**Directive:** Give back the full listing verbatim, apart from its images.
----- Source material -----
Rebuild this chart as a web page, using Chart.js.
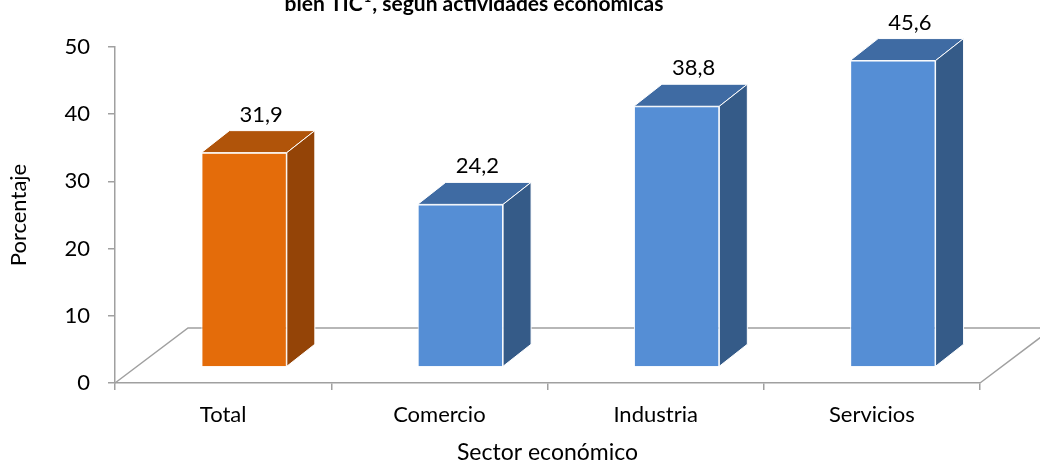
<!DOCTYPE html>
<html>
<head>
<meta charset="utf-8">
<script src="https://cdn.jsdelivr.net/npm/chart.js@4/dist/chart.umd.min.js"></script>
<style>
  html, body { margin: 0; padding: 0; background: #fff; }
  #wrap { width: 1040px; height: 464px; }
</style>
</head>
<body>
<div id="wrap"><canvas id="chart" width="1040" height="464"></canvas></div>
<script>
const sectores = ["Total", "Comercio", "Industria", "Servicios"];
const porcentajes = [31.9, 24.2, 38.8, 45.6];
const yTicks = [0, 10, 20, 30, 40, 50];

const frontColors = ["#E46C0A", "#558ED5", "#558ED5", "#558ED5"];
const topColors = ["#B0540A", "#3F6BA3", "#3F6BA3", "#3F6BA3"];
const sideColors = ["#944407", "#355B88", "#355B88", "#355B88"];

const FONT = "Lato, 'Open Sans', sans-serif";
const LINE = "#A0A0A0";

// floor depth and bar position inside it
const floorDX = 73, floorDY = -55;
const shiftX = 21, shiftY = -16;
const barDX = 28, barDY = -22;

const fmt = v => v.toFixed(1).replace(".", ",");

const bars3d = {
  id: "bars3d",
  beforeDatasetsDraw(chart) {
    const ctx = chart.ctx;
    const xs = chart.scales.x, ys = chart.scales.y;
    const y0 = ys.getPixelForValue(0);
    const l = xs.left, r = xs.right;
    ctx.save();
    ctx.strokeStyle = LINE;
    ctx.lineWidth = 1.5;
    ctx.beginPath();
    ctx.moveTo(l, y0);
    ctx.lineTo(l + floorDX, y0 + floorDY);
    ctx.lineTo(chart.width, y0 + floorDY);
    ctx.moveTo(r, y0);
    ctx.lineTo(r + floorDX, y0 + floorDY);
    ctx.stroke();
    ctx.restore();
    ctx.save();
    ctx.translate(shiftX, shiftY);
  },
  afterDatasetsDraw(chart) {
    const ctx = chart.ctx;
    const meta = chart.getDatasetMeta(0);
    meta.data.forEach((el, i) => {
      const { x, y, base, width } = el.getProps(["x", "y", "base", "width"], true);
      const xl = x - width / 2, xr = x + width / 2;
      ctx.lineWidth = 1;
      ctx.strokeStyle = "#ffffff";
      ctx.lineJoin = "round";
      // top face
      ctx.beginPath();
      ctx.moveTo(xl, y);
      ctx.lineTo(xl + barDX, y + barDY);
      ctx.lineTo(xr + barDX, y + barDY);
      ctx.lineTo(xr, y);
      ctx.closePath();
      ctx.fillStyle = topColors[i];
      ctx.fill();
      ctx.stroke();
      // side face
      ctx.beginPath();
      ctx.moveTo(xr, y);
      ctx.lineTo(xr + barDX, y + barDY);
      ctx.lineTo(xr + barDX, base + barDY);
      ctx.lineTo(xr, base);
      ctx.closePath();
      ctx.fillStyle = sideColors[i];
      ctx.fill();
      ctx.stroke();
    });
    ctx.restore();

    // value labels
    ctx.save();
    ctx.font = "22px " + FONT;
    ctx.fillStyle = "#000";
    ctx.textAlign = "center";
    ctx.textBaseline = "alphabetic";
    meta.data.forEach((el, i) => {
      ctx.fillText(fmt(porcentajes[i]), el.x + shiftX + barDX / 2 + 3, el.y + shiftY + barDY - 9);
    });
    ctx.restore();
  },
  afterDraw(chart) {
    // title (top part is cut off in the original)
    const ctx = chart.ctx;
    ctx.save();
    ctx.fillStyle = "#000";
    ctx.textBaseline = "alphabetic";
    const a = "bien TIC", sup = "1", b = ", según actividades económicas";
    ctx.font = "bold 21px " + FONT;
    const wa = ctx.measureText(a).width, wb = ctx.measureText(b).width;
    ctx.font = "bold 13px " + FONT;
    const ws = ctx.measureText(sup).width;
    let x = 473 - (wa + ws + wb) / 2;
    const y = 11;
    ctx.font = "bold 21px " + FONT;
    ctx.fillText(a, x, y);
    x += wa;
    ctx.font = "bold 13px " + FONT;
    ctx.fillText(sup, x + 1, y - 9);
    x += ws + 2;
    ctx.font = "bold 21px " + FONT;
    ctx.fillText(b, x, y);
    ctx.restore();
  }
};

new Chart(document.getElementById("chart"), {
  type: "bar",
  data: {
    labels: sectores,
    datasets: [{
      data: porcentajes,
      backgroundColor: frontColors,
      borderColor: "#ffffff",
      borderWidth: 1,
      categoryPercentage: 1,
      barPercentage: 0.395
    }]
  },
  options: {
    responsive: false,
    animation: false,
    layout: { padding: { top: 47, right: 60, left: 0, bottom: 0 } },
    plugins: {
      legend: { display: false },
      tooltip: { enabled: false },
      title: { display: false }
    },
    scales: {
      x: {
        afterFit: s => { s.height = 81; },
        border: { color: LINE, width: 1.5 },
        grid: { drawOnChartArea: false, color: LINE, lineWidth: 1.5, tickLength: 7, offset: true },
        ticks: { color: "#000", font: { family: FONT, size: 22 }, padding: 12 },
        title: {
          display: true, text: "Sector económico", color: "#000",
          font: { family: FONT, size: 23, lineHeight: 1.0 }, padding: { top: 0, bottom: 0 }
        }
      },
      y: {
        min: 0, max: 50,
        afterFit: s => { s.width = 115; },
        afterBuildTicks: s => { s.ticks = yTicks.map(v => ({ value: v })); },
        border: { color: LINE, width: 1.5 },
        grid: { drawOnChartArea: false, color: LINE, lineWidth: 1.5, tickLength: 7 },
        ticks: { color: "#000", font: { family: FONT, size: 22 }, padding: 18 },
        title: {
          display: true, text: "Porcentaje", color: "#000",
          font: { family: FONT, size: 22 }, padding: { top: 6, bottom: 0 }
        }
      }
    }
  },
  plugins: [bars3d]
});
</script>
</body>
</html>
-----
**Output of the task:**
Rebuild this chart as a web page, using Chart.js.
<!DOCTYPE html>
<html>
<head>
<meta charset="utf-8">
<script src="https://cdn.jsdelivr.net/npm/chart.js@4/dist/chart.umd.min.js"></script>
<style>
  html, body { margin: 0; padding: 0; background: #fff; }
  #wrap { width: 1040px; height: 464px; }
</style>
</head>
<body>
<div id="wrap"><canvas id="chart" width="1040" height="464"></canvas></div>
<script>
const sectores = ["Total", "Comercio", "Industria", "Servicios"];
const porcentajes = [31.9, 24.2, 38.8, 45.6];
const yTicks = [0, 10, 20, 30, 40, 50];

const frontColors = ["#E46C0A", "#558ED5", "#558ED5", "#558ED5"];
const topColors = ["#B0540A", "#3F6BA3", "#3F6BA3", "#3F6BA3"];
const sideColors = ["#944407", "#355B88", "#355B88", "#355B88"];

const FONT = "Lato, 'Open Sans', sans-serif";
const LINE = "#A0A0A0";

// floor depth and bar position inside it
const floorDX = 73, floorDY = -55;
const shiftX = 21, shiftY = -16;
const barDX = 28, barDY = -22;

const fmt = v => v.toFixed(1).replace(".", ",");

const bars3d = {
  id: "bars3d",
  beforeDatasetsDraw(chart) {
    const ctx = chart.ctx;
    const xs = chart.scales.x, ys = chart.scales.y;
    const y0 = ys.getPixelForValue(0);
    const l = xs.left, r = xs.right;
    ctx.save();
    ctx.strokeStyle = LINE;
    ctx.lineWidth = 1.5;
    ctx.beginPath();
    ctx.moveTo(l, y0);
    ctx.lineTo(l + floorDX, y0 + floorDY);
    ctx.lineTo(chart.width, y0 + floorDY);
    ctx.moveTo(r, y0);
    ctx.lineTo(r + floorDX, y0 + floorDY);
    ctx.stroke();
    ctx.restore();
    ctx.save();
    ctx.translate(shiftX, shiftY);
  },
  afterDatasetsDraw(chart) {
    const ctx = chart.ctx;
    const meta = chart.getDatasetMeta(0);
    meta.data.forEach((el, i) => {
      const { x, y, base, width } = el.getProps(["x", "y", "base", "width"], true);
      const xl = x - width / 2, xr = x + width / 2;
      ctx.lineWidth = 1;
      ctx.strokeStyle = "#ffffff";
      ctx.lineJoin = "round";
      // top face
      ctx.beginPath();
      ctx.moveTo(xl, y);
      ctx.lineTo(xl + barDX, y + barDY);
      ctx.lineTo(xr + barDX, y + barDY);
      ctx.lineTo(xr, y);
      ctx.closePath();
      ctx.fillStyle = topColors[i];
      ctx.fill();
      ctx.stroke();
      // side face
      ctx.beginPath();
      ctx.moveTo(xr, y);
      ctx.lineTo(xr + barDX, y + barDY);
      ctx.lineTo(xr + barDX, base + barDY);
      ctx.lineTo(xr, base);
      ctx.closePath();
      ctx.fillStyle = sideColors[i];
      ctx.fill();
      ctx.stroke();
    });
    ctx.restore();

    // value labels
    ctx.save();
    ctx.font = "22px " + FONT;
    ctx.fillStyle = "#000";
    ctx.textAlign = "center";
    ctx.textBaseline = "alphabetic";
    meta.data.forEach((el, i) => {
      ctx.fillText(fmt(porcentajes[i]), el.x + shiftX + barDX / 2 + 3, el.y + shiftY + barDY - 9);
    });
    ctx.restore();
  },
  afterDraw(chart) {
    // title (top part is cut off in the original)
    const ctx = chart.ctx;
    ctx.save();
    ctx.fillStyle = "#000";
    ctx.textBaseline = "alphabetic";
    const a = "bien TIC", sup = "1", b = ", según actividades económicas";
    ctx.font = "bold 21px " + FONT;
    const wa = ctx.measureText(a).width, wb = ctx.measureText(b).width;
    ctx.font = "bold 13px " + FONT;
    const ws = ctx.measureText(sup).width;
    let x = 473 - (wa + ws + wb) / 2;
    const y = 11;
    ctx.font = "bold 21px " + FONT;
    ctx.fillText(a, x, y);
    x += wa;
    ctx.font = "bold 13px " + FONT;
    ctx.fillText(sup, x + 1, y - 9);
    x += ws + 2;
    ctx.font = "bold 21px " + FONT;
    ctx.fillText(b, x, y);
    ctx.restore();
  }
};

new Chart(document.getElementById("chart"), {
  type: "bar",
  data: {
    labels: sectores,
    datasets: [{
      data: porcentajes,
      backgroundColor: frontColors,
      borderColor: "#ffffff",
      borderWidth: 1,
      categoryPercentage: 1,
      barPercentage: 0.395
    }]
  },
  options: {
    responsive: false,
    animation: false,
    layout: { padding: { top: 47, right: 60, left: 0, bottom: 0 } },
    plugins: {
      legend: { display: false },
      tooltip: { enabled: false },
      title: { display: false }
    },
    scales: {
      x: {
        afterFit: s => { s.height = 81; },
        border: { color: LINE, width: 1.5 },
        grid: { drawOnChartArea: false, color: LINE, lineWidth: 1.5, tickLength: 7, offset: true },
        ticks: { color: "#000", font: { family: FONT, size: 22 }, padding: 12 },
        title: {
          display: true, text: "Sector económico", color: "#000",
          font: { family: FONT, size: 23, lineHeight: 1.0 }, padding: { top: 0, bottom: 0 }
        }
      },
      y: {
        min: 0, max: 50,
        afterFit: s => { s.width = 115; },
        afterBuildTicks: s => { s.ticks = yTicks.map(v => ({ value: v })); },
        border: { color: LINE, width: 1.5 },
        grid: { drawOnChartArea: false, color: LINE, lineWidth: 1.5, tickLength: 7 },
        ticks: { color: "#000", font: { family: FONT, size: 22 }, padding: 18 },
        title: {
          display: true, text: "Porcentaje", color: "#000",
          font: { family: FONT, size: 22 }, padding: { top: 6, bottom: 0 }
        }
      }
    }
  },
  plugins: [bars3d]
});
</script>
</body>
</html>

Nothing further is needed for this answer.